Nanoscopy of Excitons in Atomically Thin In-Plane Heterostructures with Nanointerfaces

Atomically sharp 2D in-plane heterostructures with nanoscale interfaces provide a powerful platform for tailoring optical and electrical properties at the nanoscale, enabling novel device engineering and the exploration of new physical phenomena. However, direct experimental correlation between local dielectric response and excitonic properties across such interfaces has remained elusive. Here, we probed the nanoscale complex dielectric function and the corresponding localized photoluminescence (PL) modulations in heterostructure domains of lateral monolayer MoxW1-xS2 - WxMo1-xS2, synthesized using a liquid-phase precursor-assisted approach.
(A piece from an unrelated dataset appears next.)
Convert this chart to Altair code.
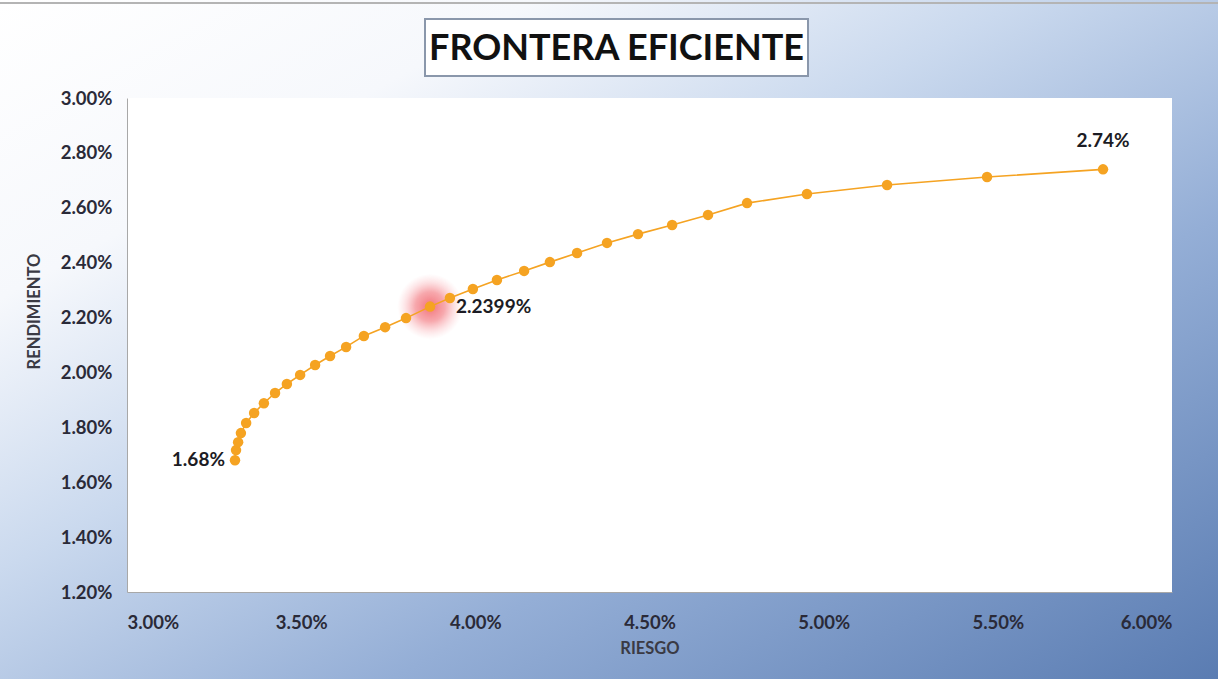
import altair as alt
import pandas as pd

# ---- data ----
riesgo = [0.03310, 0.03313, 0.03319, 0.03327, 0.03342, 0.03365, 0.03393, 0.03425,
          0.03459, 0.03497, 0.03540, 0.03583, 0.03629, 0.03680, 0.03741, 0.03801,
          0.03870, 0.03927, 0.03993, 0.04062, 0.04140, 0.04214, 0.04292, 0.04378,
          0.04467, 0.04565, 0.04668, 0.04780, 0.04952, 0.05182, 0.05469, 0.05802]
rendimiento = [0.01680, 0.01717, 0.01746, 0.01779, 0.01816, 0.01852, 0.01888, 0.01925,
               0.01958, 0.01991, 0.02027, 0.02060, 0.02093, 0.02133, 0.02165, 0.02198,
               0.022399, 0.02271, 0.02304, 0.02337, 0.02370, 0.02402, 0.02435, 0.02472,
               0.02504, 0.02537, 0.02574, 0.02617, 0.02650, 0.02683, 0.02712, 0.02740]
x_ticks = [0.030, 0.035, 0.040, 0.045, 0.050, 0.055, 0.060]
y_ticks = [0.012, 0.014, 0.016, 0.018, 0.020, 0.022, 0.024, 0.026, 0.028, 0.030]
label_idx = [0, 16, 31]
label_txt = ["1.68%", "2.2399%", "2.74%"]
optimo_idx = 16

TITLE = "FRONTERA EFICIENTE"
X_TITLE = "RIESGO"
Y_TITLE = "RENDIMIENTO"

ORANGE = "#F5A322"
W, H = 1045, 494
PAD_L, PAD_T, PAD_R, PAD_B = 127, 98, 46, 87

df = pd.DataFrame({"riesgo": riesgo, "rendimiento": rendimiento,
                   "orden": list(range(len(riesgo)))})
lab = pd.DataFrame({"riesgo": [riesgo[i] for i in label_idx],
                    "rendimiento": [rendimiento[i] for i in label_idx],
                    "txt": label_txt})
opt = pd.DataFrame({"riesgo": [riesgo[optimo_idx]], "rendimiento": [rendimiento[optimo_idx]]})
one = pd.DataFrame({"k": [0]})

xenc = alt.X("riesgo:Q",
             scale=alt.Scale(domain=[0.03, 0.06], nice=False, zero=False),
             axis=alt.Axis(values=x_ticks, format=".2%", title=X_TITLE, grid=False,
                           ticks=False, tickSize=0, labelPadding=21, titlePadding=9,
                           domainColor="#a8a8a8", zindex=1))
yenc = alt.Y("rendimiento:Q",
             scale=alt.Scale(domain=[0.012, 0.030], nice=False, zero=False),
             axis=alt.Axis(values=y_ticks, format=".2%", title=Y_TITLE, grid=False,
                           ticks=False, tickSize=0, labelPadding=15, titlePadding=18,
                           titleY=213,
                           domainColor="#a8a8a8", zindex=1))

bg = alt.Chart(one).mark_rect(
    color=alt.LinearGradient(
        gradient="linear", x1=0, y1=0, x2=1, y2=1,
        stops=[alt.GradientStop(offset=0.0, color="#ffffff"),
               alt.GradientStop(offset=0.22, color="#f6f8fc"),
               alt.GradientStop(offset=0.42, color="#cad9ee"),
               alt.GradientStop(offset=0.66, color="#94aed6"),
               alt.GradientStop(offset=1.0, color="#5a7cb2")])
).encode(x=alt.value(-PAD_L), x2=alt.value(W + PAD_R),
         y=alt.value(-PAD_T), y2=alt.value(H + PAD_B))

topline = alt.Chart(one).mark_rule(color="#b4b4b4", strokeWidth=2).encode(
    x=alt.value(-PAD_L), x2=alt.value(W + PAD_R), y=alt.value(-95))

plotbg = alt.Chart(one).mark_rect(color="white").encode(
    x=alt.value(0), x2=alt.value(W), y=alt.value(0), y2=alt.value(H))

titlebox = alt.Chart(one).mark_rect(fill="white", stroke="#8a97ab", strokeWidth=2).encode(
    x=alt.value(298), x2=alt.value(681), y=alt.value(-79), y2=alt.value(-22))

title = alt.Chart(one).mark_text(
    text=TITLE, font="Lato", fontSize=36, fontWeight="bold", color="#111111",
    align="center", baseline="middle").encode(x=alt.value(489.5), y=alt.value(-49))

glow = alt.Chart(opt).mark_circle(
    size=4300, opacity=1,
    color=alt.RadialGradient(
        gradient="radial", x1=0.5, y1=0.5, r1=0, x2=0.5, y2=0.5, r2=0.5,
        stops=[alt.GradientStop(offset=0.0, color="rgba(240,90,98,0.85)"),
               alt.GradientStop(offset=0.45, color="rgba(242,110,118,0.6)"),
               alt.GradientStop(offset=0.75, color="rgba(246,140,148,0.25)"),
               alt.GradientStop(offset=1.0, color="rgba(250,170,175,0)")])
).encode(x=xenc, y=yenc)

line = alt.Chart(df).mark_line(color=ORANGE, strokeWidth=1.6).encode(
    x=xenc, y=yenc, order="orden:Q")
pts = alt.Chart(df).mark_circle(color=ORANGE, size=110, opacity=1).encode(x=xenc, y=yenc)

lab_font = dict(font="Lato", fontSize=19, fontWeight="bold", color="#1c1c24")
lab1 = alt.Chart(lab.iloc[[0]]).mark_text(align="right", baseline="middle", dx=-10, **lab_font).encode(
    x=xenc, y=yenc, text="txt:N")
lab2 = alt.Chart(lab.iloc[[1]]).mark_text(align="left", baseline="middle", dx=26, **lab_font).encode(
    x=xenc, y=yenc, text="txt:N")
lab3 = alt.Chart(lab.iloc[[2]]).mark_text(align="center", baseline="middle", dy=-28, **lab_font).encode(
    x=xenc, y=yenc, text="txt:N")

chart = alt.layer(bg, topline, plotbg, titlebox, title, glow, line, pts, lab1, lab2, lab3).properties(
    width=W, height=H,
    autosize=alt.AutoSizeParams(type="none"),
    padding={"left": PAD_L, "top": PAD_T, "right": PAD_R, "bottom": PAD_B},
    background="white",
).configure_view(strokeWidth=0).configure_axis(
    labelFont="Lato", labelFontSize=18.5, labelFontWeight="bold", labelColor="#2a2a38",
    titleFont="Lato", titleFontSize=16.5, titleFontWeight="bold", titleColor="#3a3a44",
)

chart.save("out.html", embed_options={"renderer": "svg", "actions": False})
Near-field nano imaging across the visible-near-infrared range enables real space mapping of sharp amplitude and phase changes at the heterointerface, resolving the local complex dielectric function with nano-meter scale spatial resolution. Excitation energy-dependent nano spectroscopy reveals a reversal of dielectric contrast between Mo-rich and W-rich domains at their respective excitonic resonances, consistent with Lorentz-oscillator fits. Complementary hyperspectral nano-PL mapping resolves the evolution of excitonic emission across the lateral heterointerface, with neutral-exciton intensities varying continuously from W-rich to Mo-rich regions. Effective-medium theory modeling of the imaginary part of the effective dielectric function of the heterostructure as a function of photon energy and Mo filling fraction reproduces the observed excitonic trends, linking the PL evolution to a composition-dependent dielectric response. Together, these results provide direct nanoscale correlation between dielectric and excitonic boundaries in laterally stitched monolayer heterostructures and establish a multimodal near-field spectroscopy framework for probing excitonic phenomena at the nanoscale.